◆ STATED PROBLEM ◆
Look through the lines below and state how many hold the word "matplotlib". Write only the number.

◆ DATA SUPPLIED ◆

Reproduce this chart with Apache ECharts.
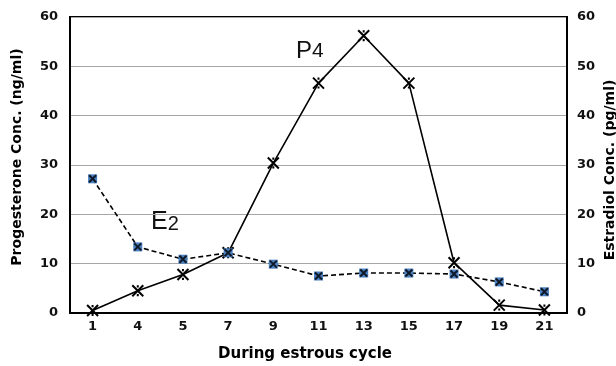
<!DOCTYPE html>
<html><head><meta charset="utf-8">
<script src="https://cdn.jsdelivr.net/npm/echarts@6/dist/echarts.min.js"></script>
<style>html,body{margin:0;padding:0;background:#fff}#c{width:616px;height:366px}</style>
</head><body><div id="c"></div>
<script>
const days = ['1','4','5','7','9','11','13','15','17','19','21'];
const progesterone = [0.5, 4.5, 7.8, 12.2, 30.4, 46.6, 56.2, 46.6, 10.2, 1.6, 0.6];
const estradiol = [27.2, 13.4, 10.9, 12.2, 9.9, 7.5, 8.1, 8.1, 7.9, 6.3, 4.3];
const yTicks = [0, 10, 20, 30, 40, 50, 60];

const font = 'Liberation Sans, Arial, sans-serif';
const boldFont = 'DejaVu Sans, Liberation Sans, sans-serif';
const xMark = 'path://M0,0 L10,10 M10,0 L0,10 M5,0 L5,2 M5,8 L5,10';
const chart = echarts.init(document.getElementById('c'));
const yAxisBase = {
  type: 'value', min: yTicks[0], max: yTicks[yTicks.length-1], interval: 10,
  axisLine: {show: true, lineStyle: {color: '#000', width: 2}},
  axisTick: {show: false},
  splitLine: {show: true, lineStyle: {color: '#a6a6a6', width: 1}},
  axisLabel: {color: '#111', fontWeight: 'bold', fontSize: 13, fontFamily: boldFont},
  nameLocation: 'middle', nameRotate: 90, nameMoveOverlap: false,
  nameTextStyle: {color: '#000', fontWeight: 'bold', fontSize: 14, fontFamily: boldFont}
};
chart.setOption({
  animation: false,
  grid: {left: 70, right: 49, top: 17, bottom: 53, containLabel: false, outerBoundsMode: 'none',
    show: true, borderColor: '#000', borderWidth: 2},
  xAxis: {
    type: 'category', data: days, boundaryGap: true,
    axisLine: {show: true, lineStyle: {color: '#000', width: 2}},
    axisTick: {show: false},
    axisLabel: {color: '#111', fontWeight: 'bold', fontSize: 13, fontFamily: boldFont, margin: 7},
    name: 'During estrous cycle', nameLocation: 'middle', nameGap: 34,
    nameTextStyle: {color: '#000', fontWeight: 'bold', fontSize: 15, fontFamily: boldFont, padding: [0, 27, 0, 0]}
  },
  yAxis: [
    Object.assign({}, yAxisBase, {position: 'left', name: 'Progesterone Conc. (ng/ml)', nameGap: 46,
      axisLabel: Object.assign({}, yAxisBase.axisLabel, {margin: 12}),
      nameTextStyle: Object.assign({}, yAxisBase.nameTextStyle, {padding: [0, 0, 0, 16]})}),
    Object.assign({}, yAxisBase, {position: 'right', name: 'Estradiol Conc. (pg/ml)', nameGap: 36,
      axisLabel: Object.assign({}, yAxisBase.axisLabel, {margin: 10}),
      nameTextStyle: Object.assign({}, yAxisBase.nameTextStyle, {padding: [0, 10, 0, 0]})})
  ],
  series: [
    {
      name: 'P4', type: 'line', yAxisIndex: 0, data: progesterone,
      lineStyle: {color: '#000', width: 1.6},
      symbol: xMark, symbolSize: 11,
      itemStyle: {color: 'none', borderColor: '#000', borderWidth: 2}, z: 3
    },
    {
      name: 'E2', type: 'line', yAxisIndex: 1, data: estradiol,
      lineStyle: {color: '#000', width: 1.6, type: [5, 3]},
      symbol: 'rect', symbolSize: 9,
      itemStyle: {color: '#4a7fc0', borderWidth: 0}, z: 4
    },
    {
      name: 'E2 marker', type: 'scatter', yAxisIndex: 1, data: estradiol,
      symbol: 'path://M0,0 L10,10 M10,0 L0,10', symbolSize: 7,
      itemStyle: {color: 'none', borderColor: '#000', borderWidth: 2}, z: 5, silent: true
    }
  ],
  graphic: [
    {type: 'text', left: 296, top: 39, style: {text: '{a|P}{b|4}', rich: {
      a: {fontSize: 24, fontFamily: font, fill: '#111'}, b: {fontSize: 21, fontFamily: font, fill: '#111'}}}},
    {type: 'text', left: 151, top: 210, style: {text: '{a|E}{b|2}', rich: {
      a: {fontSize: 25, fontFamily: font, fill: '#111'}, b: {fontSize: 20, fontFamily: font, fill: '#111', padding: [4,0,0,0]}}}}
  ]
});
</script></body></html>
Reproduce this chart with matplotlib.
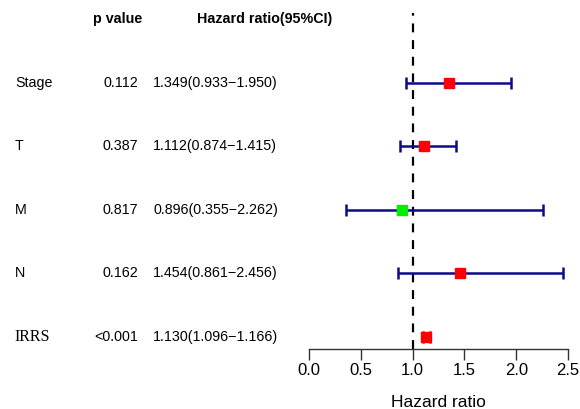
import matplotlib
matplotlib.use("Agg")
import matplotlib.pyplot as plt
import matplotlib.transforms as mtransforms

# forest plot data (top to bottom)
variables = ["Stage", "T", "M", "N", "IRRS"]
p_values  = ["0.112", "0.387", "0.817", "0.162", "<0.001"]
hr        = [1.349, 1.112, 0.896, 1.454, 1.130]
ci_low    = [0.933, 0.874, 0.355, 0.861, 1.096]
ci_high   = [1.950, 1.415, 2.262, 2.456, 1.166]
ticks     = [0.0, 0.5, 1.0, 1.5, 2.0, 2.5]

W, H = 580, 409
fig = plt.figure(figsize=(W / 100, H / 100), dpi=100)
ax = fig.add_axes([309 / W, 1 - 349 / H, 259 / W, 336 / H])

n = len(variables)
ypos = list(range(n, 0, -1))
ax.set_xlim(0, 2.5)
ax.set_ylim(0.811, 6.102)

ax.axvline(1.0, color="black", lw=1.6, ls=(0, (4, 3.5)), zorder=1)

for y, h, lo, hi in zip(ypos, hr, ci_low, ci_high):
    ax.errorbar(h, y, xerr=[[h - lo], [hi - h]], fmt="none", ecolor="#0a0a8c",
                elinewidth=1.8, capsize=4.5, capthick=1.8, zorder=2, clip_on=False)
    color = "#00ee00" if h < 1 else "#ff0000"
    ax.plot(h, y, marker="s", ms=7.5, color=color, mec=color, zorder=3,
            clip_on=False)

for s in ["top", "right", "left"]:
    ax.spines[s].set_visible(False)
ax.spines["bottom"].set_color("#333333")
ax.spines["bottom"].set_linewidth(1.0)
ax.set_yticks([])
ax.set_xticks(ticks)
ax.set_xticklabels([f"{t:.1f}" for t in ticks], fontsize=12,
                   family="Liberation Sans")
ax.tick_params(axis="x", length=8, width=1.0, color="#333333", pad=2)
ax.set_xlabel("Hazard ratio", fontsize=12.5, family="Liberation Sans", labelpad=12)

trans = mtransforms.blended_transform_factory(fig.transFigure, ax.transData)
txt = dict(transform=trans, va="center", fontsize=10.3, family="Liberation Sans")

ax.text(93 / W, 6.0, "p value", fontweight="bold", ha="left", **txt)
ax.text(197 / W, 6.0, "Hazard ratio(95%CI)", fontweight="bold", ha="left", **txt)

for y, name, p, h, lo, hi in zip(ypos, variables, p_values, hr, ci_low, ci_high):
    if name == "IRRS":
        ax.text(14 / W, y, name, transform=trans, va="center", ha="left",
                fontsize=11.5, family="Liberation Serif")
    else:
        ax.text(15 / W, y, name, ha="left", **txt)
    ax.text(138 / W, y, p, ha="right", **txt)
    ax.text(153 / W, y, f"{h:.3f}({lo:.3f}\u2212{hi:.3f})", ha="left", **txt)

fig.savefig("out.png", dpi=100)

◆ TASK RESPONSE ◆
5